For the sex scene on the stairs, David Cronenberg was concerned about the two actors getting hurt on the hard wooden steps. He asked his stunt man whether or not he had any stunt pads to soften up the stairs. The stunt man laughed, saying that in the twenty years he had been working as a stunt man, no director had ever asked him for stunt pads for a sex scene. Pads were not used for most of the scene however, and in the shot when Edie is naked on the bed with bruises visible on her back, make-up was used to hide the amount of bruises that Maria Bello received from the scene.
During an interview, Viggo Mortensen stated that during the shooting of the first bar scene with Ed Harris he could not stop laughing, and as a result, the scene had to be re-shot several times. Due to Viggo Mortensen's behavior, Ed Harris completed the scene without pants; he only wore his underwear, yet this cannot be seen as the bar table impedes our view. Thus, Viggo Mortensen had to act seriously while Ed Harris was not wearing any pants, and this is the scene that is used in the movie.
The mobsters were originally supposed to be Italian, but after the casting of Ed Harris and William Hurt, David Cronenberg decided to change the mob to Irish, giving Viggo's character the Irish surname Cusack. He felt, Mortensen, Harris and Hurt wouldn't make convincing Italians.
According to Bart Beatty, in his book "David Cronenberg's A History of Violence", Cronenberg did not know that this movie was based on a paradox Press/Vertigo Comics graphic novel until after he signed on to direct. Cronenberg has stated that he does not care for superhero comics/films, feeling they are all adolescent at their core, no matter how dark, edgy or intelligent critics and fans alike feel they are.
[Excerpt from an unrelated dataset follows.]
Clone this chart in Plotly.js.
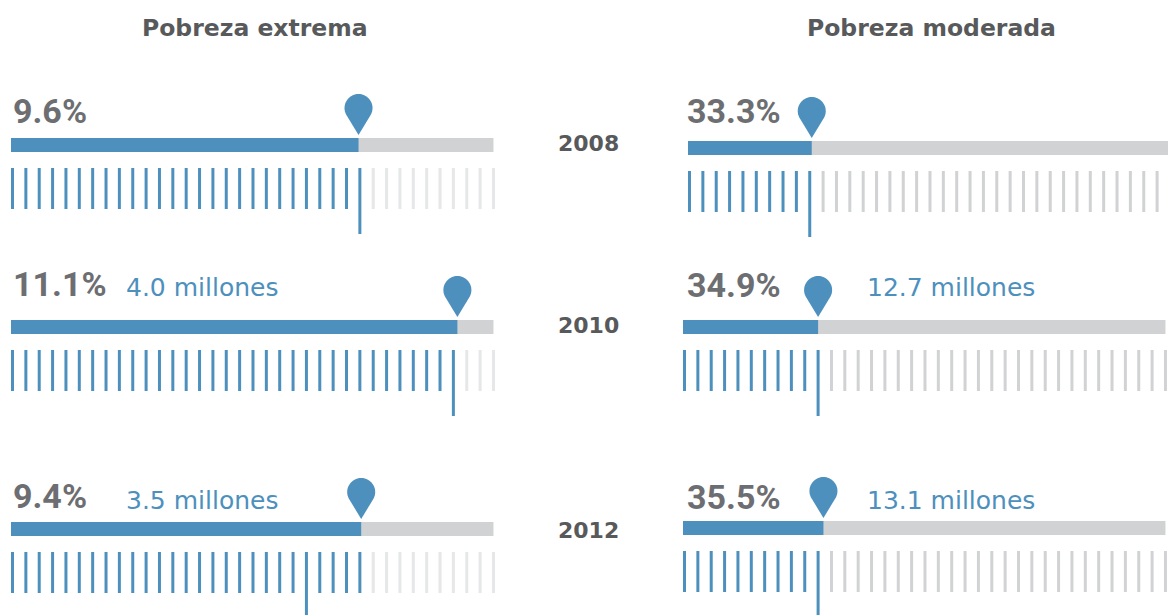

The fictitious town that the film is set in (Millbrook, Indiana) is named after the town where the film was actually shot (Millbrook, Ontario, Canada). The scenes set in Philadelphia were actually shot in Toronto, Canada.
The actors who played the two robbers in the cafe came up with their own backstory about why the men were travelling together. According to them the older man was the younger man's uncle and was taking him across country after the younger man had been released from prison.
In a deleted scene, Tom dreams of shooting Carl Fogarty in the diner, but the scene was cut because David Cronenberg thought it was too reminiscent of the director's own previous Videodrome (1983). In the scene, Fogarty, his chest blown open by a shotgun, the exposed ends of ribs smoking, nonetheless rises from the floor and aims a handgun at Tom. Along with the deleted scene, the director and crew joke that Fogarty should pull the gun out of his gaping abdomen, an "homage" by the director to himself and to "Videodrome".
In the scene where Mortensen's character meets his brother's henchman in the bar, two TVs in the background are showing harness racing from Woodbine Racetrack in Toronto. The distinctive voice of long-time Ontario Jockey Club announcer Frank Salive can be clearly heard in the first few moments of the scene.
The trivia items below may give away important plot points.
In the original script, the front yard confrontation between Tom, Carl Fogarty, and Carl's thugs was meant to be more brutal. The script called for Tom to rip off one thug's nose and then take his gun and kill everyone else, including Carl Fogarty. David Cronenberg wanted this movie to be realistic and not stylized in any way.
David Cronenberg expressed dismay that some viewers interpreted the rough stairwell sex scene as a rape, stating that he deliberately directed Maria Bello to passionately kiss Viggo Mortensen at the beginning of the scene in order to avoid such confusion by the audience.
The scene in the restaurant where Tom foils the robbery was cut to some extent. The original cut had the younger shooter being shot over seven times and having the older shooter being shot in the head twice. It was cut, not because of the MPAA, but because of David Cronenberg himself. Cronenberg thought the scene was way too much and thought it glorified violence, which he was against.
The final shootout was originally going to be scored with suspense music, but David Cronenberg realized that there were moments of unintentional irony and dark humor during the scene that were more apparent if the sequence was played quietly.